Leaving out every picture, retype the lines below from the top through the one that contains "const base = allCarbons.map(c".

— Start of SOURCE MATERIAL —

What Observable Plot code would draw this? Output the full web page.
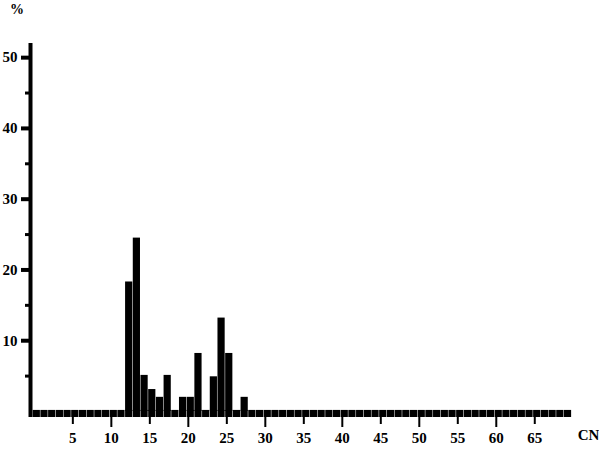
<!DOCTYPE html>
<html>
<head>
<meta charset="utf-8">
<script src="https://cdn.jsdelivr.net/npm/d3@7"></script>
<script src="https://cdn.jsdelivr.net/npm/@observablehq/plot@0.6"></script>
<style>
  html, body { margin: 0; padding: 0; background: #fff; }
  #chart { position: relative; width: 599px; height: 452px; }
  .ylab { position: absolute; left: 10px; top: 2px; z-index: 2; font: bold 14px "Liberation Serif", serif; }
</style>
</head>
<body>
<div id="chart"><div class="ylab">%</div></div>
<script>
// Carbon numbers with visible peaks and their percentages
const peakCarbons = [12, 13, 14, 15, 16, 17, 19, 20, 21, 23, 24, 25, 27];
const peakPercent = [18.3, 24.5, 5.1, 3.1, 2.0, 5.1, 2.0, 2.0, 8.2, 4.9, 13.2, 8.2, 2.0];
// All carbon numbers shown along the baseline
const allCarbons = d3.range(0, 70);
// Tick labels
const xTickLabels = [5, 10, 15, 20, 25, 30, 35, 40, 45, 50, 55, 60, 65];
const xMajorTicks = [10, 20, 30, 40, 50, 60];
const xMinorTicks = [5, 15, 25, 35, 45, 55, 65];
const yTickLabels = [10, 20, 30, 40, 50];
const yMinorTicks = [5, 15, 25, 35, 45];

const peaks = peakCarbons.map((c, i) => ({c, v: peakPercent[i]}));
const base = allCarbons.map(c => ({c}));

const font = "Liberation Serif, serif";
const chart = Plot.plot({
  width: 599,
  height: 452,
  marginLeft: 30,
  marginRight: 27,
  marginTop: 43,
  marginBottom: 35,
  style: {fontFamily: font, fontWeight: "bold", fontSize: "15px", color: "#000", background: "#fff"},
  x: {domain: [-0.5, 69.9], axis: null},
  y: {domain: [-0.85, 52], axis: null},
  marks: [
    // baseline segments
    Plot.rectY(base, {x1: d => d.c - 0.15, x2: d => d.c + 0.85, y1: -0.85, y2: 0.15, fill: "#000", insetRight: 0.5}),
    // peaks
    Plot.rectY(peaks, {x1: d => d.c - 0.15, x2: d => d.c + 0.85, y1: 0, y2: "v", fill: "#000", insetRight: 0.5}),
    // y axis line
    Plot.ruleX([-0.5], {y1: -0.85, y2: 52, stroke: "#000", strokeWidth: 4}),
    Plot.axisY({ticks: yTickLabels, tickSize: 9, tickPadding: 4, strokeWidth: 4, label: null, anchor: "left", fontSize: 15}),
    Plot.axisY({ticks: yMinorTicks, tickSize: 5, strokeWidth: 3, text: null, label: null, anchor: "left"}),
    Plot.axisX({ticks: xMajorTicks, tickSize: 10, strokeWidth: 2, text: null, label: null, anchor: "bottom"}),
    Plot.axisX({ticks: xMinorTicks, tickSize: 7, strokeWidth: 2, text: null, label: null, anchor: "bottom"}),
    Plot.axisX({ticks: xTickLabels, tickSize: 0, tickPadding: 15, label: null, anchor: "bottom", fontSize: 15}),
    Plot.text(["CN"], {x: 69.9, y: -0.85, frameAnchor: "bottom", dx: 16, dy: 22, fontSize: 15, fontWeight: "bold", textAnchor: "middle"})
  ]
});
document.getElementById("chart").appendChild(chart);
chart.style.position = "absolute";
chart.style.left = "0";
chart.style.top = "0";
</script>
</body>
</html>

— End of SOURCE MATERIAL —

■ THE RESPONSE ■
What Observable Plot code would draw this? Output the full web page.
<!DOCTYPE html>
<html>
<head>
<meta charset="utf-8">
<script src="https://cdn.jsdelivr.net/npm/d3@7"></script>
<script src="https://cdn.jsdelivr.net/npm/@observablehq/plot@0.6"></script>
<style>
  html, body { margin: 0; padding: 0; background: #fff; }
  #chart { position: relative; width: 599px; height: 452px; }
  .ylab { position: absolute; left: 10px; top: 2px; z-index: 2; font: bold 14px "Liberation Serif", serif; }
</style>
</head>
<body>
<div id="chart"><div class="ylab">%</div></div>
<script>
// Carbon numbers with visible peaks and their percentages
const peakCarbons = [12, 13, 14, 15, 16, 17, 19, 20, 21, 23, 24, 25, 27];
const peakPercent = [18.3, 24.5, 5.1, 3.1, 2.0, 5.1, 2.0, 2.0, 8.2, 4.9, 13.2, 8.2, 2.0];
// All carbon numbers shown along the baseline
const allCarbons = d3.range(0, 70);
// Tick labels
const xTickLabels = [5, 10, 15, 20, 25, 30, 35, 40, 45, 50, 55, 60, 65];
const xMajorTicks = [10, 20, 30, 40, 50, 60];
const xMinorTicks = [5, 15, 25, 35, 45, 55, 65];
const yTickLabels = [10, 20, 30, 40, 50];
const yMinorTicks = [5, 15, 25, 35, 45];

const peaks = peakCarbons.map((c, i) => ({c, v: peakPercent[i]}));
const base = allCarbons.map(c => ({c}));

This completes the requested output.